With less than two weeks of open enrollment left, Covered California is reminding consumers that they will face increased penalties for not having health insurance this year.
Since Obamacare's individual coverage requirement took effect in 2014, the federal government has imposed increasingly expensive fines to people who do not purchase coverage through health exchanges or obtain insurance through an employer or a government program such as Medicare. This year brings the highest penalty yet, Peter Lee, Covered California's executive director, said during a recent news conference.
"This is real money going straight to the IRS, where the consumer gets nothing in return," Lee said.
This year, the penalty is $695 per adult and $347 per child up to a family cap of $2,500 or 2.5% of household income, whichever is greater.
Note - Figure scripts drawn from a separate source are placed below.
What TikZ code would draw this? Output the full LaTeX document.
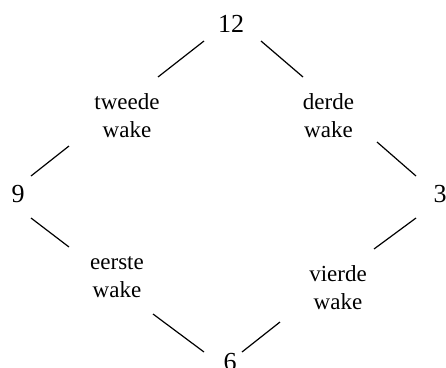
\documentclass[tikz,border=0pt]{standalone}
\usepackage{fontspec}
\setmainfont{Liberation Serif}
\usetikzlibrary{calc}
\begin{document}
\begin{tikzpicture}[x=1pt,y=-1pt,
  num/.style={anchor=base,inner sep=0pt,font=\fontsize{26}{28}\selectfont},
  lab/.style={anchor=base,inner sep=0pt,align=center,font=\fontsize{23}{28}\selectfont},
  conn/.style={line width=1.2pt}]
\useasboundingbox (0,0) rectangle (446,367);
\node[num] (n12) at (231,32) {12};
\node[num] (n9) at (18,202) {9};
\node[num] (n3) at (440,202) {3};
\node[num] (n6) at (230,370) {6};
\node[lab] (tw) at (127,137) {tweede\\wake};
\node[lab] (de) at (328.5,137) {derde\\wake};
\node[lab] (ee) at (117,297) {eerste\\wake};
\node[lab] (vi) at (338,309) {vierde\\wake};
\draw[conn] ($(n12.base)+(-27,9)$) -- ($(tw.base)+(31,-60)$);
\draw[conn] ($(n12.base)+(30,9)$) -- ($(de.base)+(-25.5,-60)$);
\draw[conn] ($(tw.base)+(-58,9)$) -- ($(n9.base)+(13,-26)$);
\draw[conn] ($(de.base)+(48.5,5)$) -- ($(n3.base)+(-24,-26)$);
\draw[conn] ($(n9.base)+(13,16)$) -- ($(ee.base)+(-48,-50)$);
\draw[conn] ($(n3.base)+(-24,16)$) -- ($(vi.base)+(36,-60)$);
\draw[conn] ($(ee.base)+(36,17)$) -- ($(n6.base)+(-26,-18)$);
\draw[conn] ($(vi.base)+(-58,13)$) -- ($(n6.base)+(12,-18)$);
\end{tikzpicture}
\end{document}
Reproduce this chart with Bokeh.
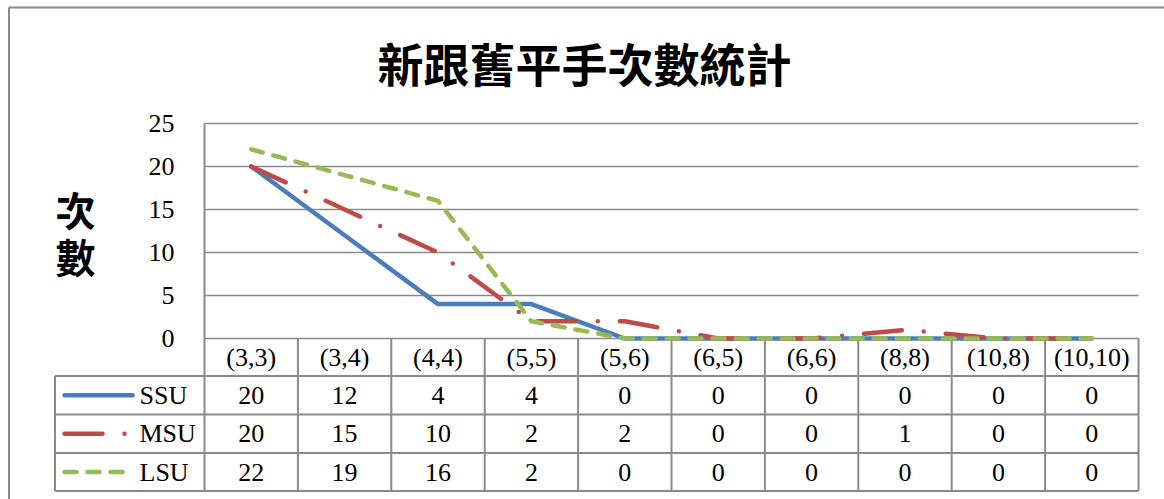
from bokeh.plotting import figure
from bokeh.models import Range1d
from bokeh.core.properties import value
from bokeh.embed import file_html
from bokeh.resources import INLINE

# ---- data ----
categories = ["(3,3)", "(3,4)", "(4,4)", "(5,5)", "(5,6)", "(6,5)", "(6,6)", "(8,8)", "(10,8)", "(10,10)"]
series_names = ["SSU", "MSU", "LSU"]
ssu = [20, 12, 4, 4, 0, 0, 0, 0, 0, 0]
msu = [20, 15, 10, 2, 2, 0, 0, 1, 0, 0]
lsu = [22, 19, 16, 2, 0, 0, 0, 0, 0, 0]
y_ticks = [0, 5, 10, 15, 20, 25]
title_text = "新跟舊平手次數統計"
ylabel_chars = ["次", "數"]

# ---- styles ----
colors = ["#4A7EBB", "#BE4B48", "#98B954"]
dashes = ["solid", "38 22 0 22", "12 11"]
grid_color = "#8a8a8a"
serif = value("Liberation Serif")
cjk = value("Noto Sans CJK TC")
fs = "26px"

W, H = 1164, 499
# layout (pixels)
plot_left, plot_right, plot_top, plot_bottom = 204, 1138, 123, 338
n = len(categories)
col_w = (plot_right - plot_left) / n
unit = (plot_bottom - plot_top) / max(y_ticks)

def px2x(px):
    return (px - plot_left) / col_w - 0.5

def py2y(py):
    return (plot_bottom - py) / unit

p = figure(width=W, height=H, output_backend="svg", toolbar_location=None,
           x_axis_location=None, y_axis_location=None, title=None,
           x_range=Range1d(px2x(0), px2x(W)), y_range=Range1d(py2y(H), py2y(0)),
           min_border=0, min_border_left=0, min_border_right=0,
           min_border_top=0, min_border_bottom=0)
p.outline_line_color = None
p.background_fill_color = "white"
p.border_fill_color = "white"
for g in p.xgrid + p.ygrid:
    g.visible = False
    g.grid_line_color = None

# outer chart border (left and top visible)
p.segment(x0=[px2x(8.5), px2x(8.5)], y0=[py2y(7), py2y(7)],
          x1=[px2x(8.5), px2x(W + 5)], y1=[py2y(H + 5), py2y(7)],
          line_color=grid_color, line_width=2)

# horizontal gridlines
p.segment(x0=[-0.5] * len(y_ticks), y0=y_ticks, x1=[n - 0.5] * len(y_ticks), y1=y_ticks,
          line_color=grid_color, line_width=1.6)

# y tick labels
p.text(x=[px2x(174)] * len(y_ticks), y=y_ticks, text=[str(t) for t in y_ticks],
       text_font=serif, text_font_size=fs, text_align="right",
       text_baseline="middle", text_color="black")

# table rows (pixel boundaries)
row_edges = [338, 375.5, 414, 452.5, 490.5]
table_left = 54.5
rows_y = [py2y(r) for r in row_edges]
# vertical column lines
xs = [i - 0.5 for i in range(n + 1)]
p.segment(x0=xs, y0=[rows_y[0]] * len(xs), x1=xs, y1=[rows_y[-1]] * len(xs),
          line_color=grid_color, line_width=2)
# value axis line
p.segment(x0=[-0.5], y0=[max(y_ticks)], x1=[-0.5], y1=[0], line_color=grid_color, line_width=2)
# left vertical of legend column
p.segment(x0=[px2x(table_left)], y0=[rows_y[1]], x1=[px2x(table_left)], y1=[rows_y[-1]],
          line_color=grid_color, line_width=2)
# horizontal table lines
p.segment(x0=[px2x(table_left)] * 4, y0=rows_y[1:], x1=[n - 0.5] * 4, y1=rows_y[1:],
          line_color=grid_color, line_width=2)

# category labels
cat_y = (rows_y[0] + rows_y[1]) / 2
p.text(x=list(range(n)), y=[cat_y] * n, text=categories, text_font=serif,
       text_font_size=fs, text_align="center", text_baseline="middle", text_color="black")

# series lines + table rows
all_series = [ssu, msu, lsu]
for k, (name, vals) in enumerate(zip(series_names, all_series)):
    p.line(x=list(range(n)), y=vals, line_color=colors[k], line_width=4.5,
           line_dash=dashes[k], line_cap="round", line_join="round")
    ry = (rows_y[k + 1] + rows_y[k + 2]) / 2
    p.text(x=list(range(n)), y=[ry] * n, text=[str(v) for v in vals], text_font=serif,
           text_font_size=fs, text_align="center", text_baseline="middle", text_color="black")
    # legend key
    p.line(x=[px2x(64), px2x(132)], y=[ry, ry], line_color=colors[k], line_width=4.5,
           line_dash=dashes[k], line_cap="round")
    p.text(x=[px2x(139)], y=[ry], text=[name], text_font=serif, text_font_size=fs,
           text_align="left", text_baseline="middle", text_color="black")

# title
p.text(x=[px2x(584)], y=[py2y(61)], text=[title_text], text_font=cjk, text_font_size="46px",
       text_font_style="bold", text_align="center", text_baseline="middle", text_color="black")

# y axis label (stacked characters)
p.text(x=[px2x(75)] * 2, y=[py2y(208), py2y(255)], text=ylabel_chars, text_font=cjk,
       text_font_size="40px", text_font_style="bold", text_align="center",
       text_baseline="middle", text_color="black")

open("out.html", "w").write(file_html(p, INLINE))
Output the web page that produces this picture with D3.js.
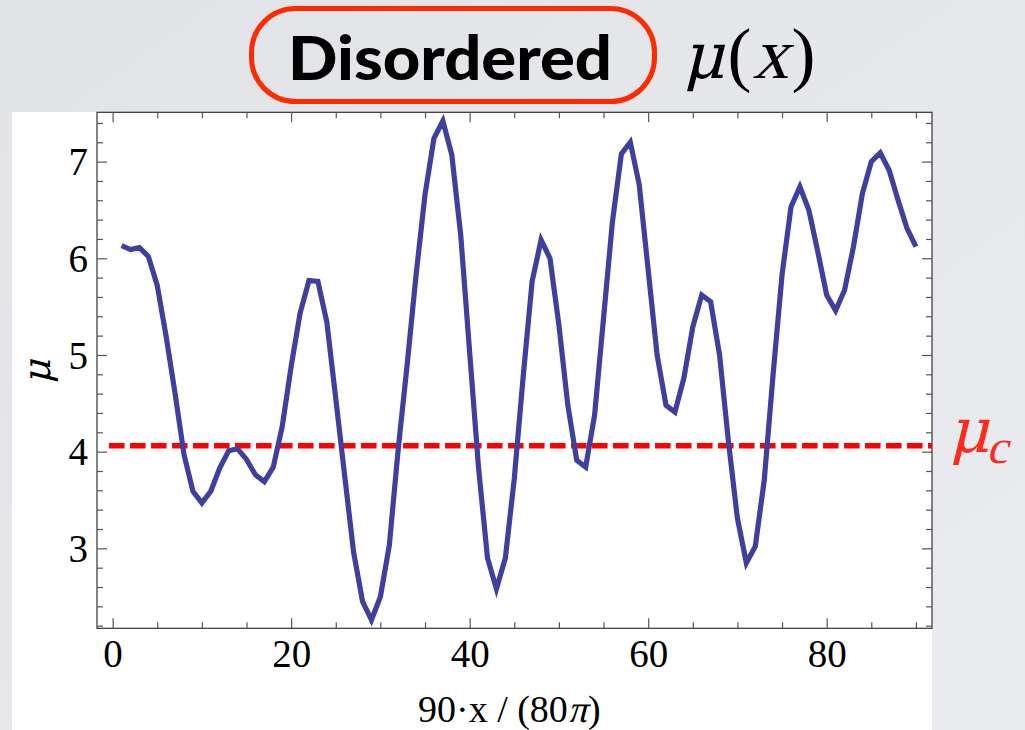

Last year's penalty was $325 for adults, with a $975 maximum or 2% of household income.
People in lower income brackets can qualify for significant government subsidies that help pay monthly premiums, and many in those categories also qualify for health plans with lower out-of-pocket costs.
A recent study from the Kaiser Family Foundation estimated that of the nation's 7 million people who qualify for a subsidy, about half have incomes low enough to qualify them for a zero-cost bronze plan, which must cover at least 60% of the enrollee's healthcare costs.
The more income a household makes, the less of a subsidy — if any — it can receive, requiring many to weigh the expense of a penalty for being uninsured against the cost of monthly premiums.
Kaiser predicts that in 2016, penalties will increase, on average, from $1,177 to $1,450.
According to the Internal Revenue Service, 7.5 million Americans paid a total of $1.5 billion in Obamacare penalties on their 2015 tax returns for failing to obtain insurance in 2014. That year, the fines assessed were only $95 per adult or 1% of household income, whichever was greater.
So a major question as the Affordable Care Act's third open enrollment deadline approaches on Jan. 31 is whether higher penalties will motivate more uninsured Californians, and those like them across the country, to sign up.
Cynthia Cox, associate director of health reform and private insurance for Kaiser, said it is difficult to know whether the penalties are motivating potential enrollees. Penalties are assessed on a family's tax return the year after they were incurred.
"It could really be 2018 until you start seeing a real surge in enrollment because of the penalties," Cox said.
Naama Pozniak, a broker in Los Angeles who said she runs a storefront that serves the University City, Valley Village and North Hollywood neighborhoods, said she has seen a fair amount of willingness among the unsubsidized to sign up, with most of those applicants choosing the lowest-level bronze plans with annual deductibles of about $6,000. She said Obamacare's requirement that all preventive services be covered with no deductible has often been the deciding factor.
"Mainly I'd say that most people, because of the preventive services, are feeling that they do get something out of it even if it has a high deductible," Pozniak said.
As Obamacare's latest open enrollment period enters its final days, Covered California officials are pushing hard on the message that paying a penalty rather than premiums will deliver no protection from life's unexpected medical emergencies.
"The bigger penalty could be showing up in the emergency room and walking out with a bill in the tens of thousands of dollars," Lee said.
Sisson writes for the San Diego Union-Tribune.